Há gente nova que nem conhece! que nunca deu um desses passeios. Eu ia jurar que nem sabem que existe, o que é mais grave. E trocar isso por vias rápidas por tudo e por nada (eu sou a favor do investimento nas estradas e não sou das que o opõe à educação- essa é outra mania)O que queria referir é que não vejo investir-se em luxo. Ao que eu chamo luxo é demorava muito tempo para explicar mas, resumidamente, não é o que os nossos liberais têm em mente. O meu luxo é mais do tipo do Ribeiro Telles... e concilia-se com qualidade de vida.
Eu também sou um apaixonado por comboios. E entendo que o comboio deve ter um papel fundamental no desenvolvimento de um país. Mas o mesmo papel não consegue ser cumprido, quando, por exemplo para fazer 120 Kms entre Vila Real De Santo António e Lagos, o tempo de viagem atinge as 3 horas.
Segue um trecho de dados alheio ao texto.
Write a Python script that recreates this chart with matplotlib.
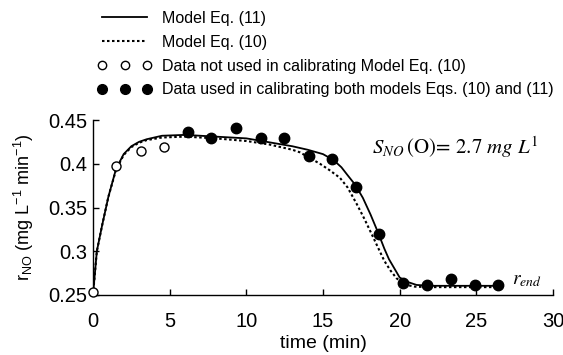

Por isso só me resta a pergunta: e porque não um rápido (nem digo TGV) apenas um bom expresso que faça o raio da coisa mais básica que ninguém se lembra: uma ligação directa e funcional entre Lisboa-Madrid, por exemplo. E, em poucas horas irmos ao Prado ainda a tempo de uma tarde em Toledo e umas tapitas ao fim do dia? Hã? Isto é luxo ou isto são meia dúzia de kms que noutro país qualquer era uma mera linha secundária?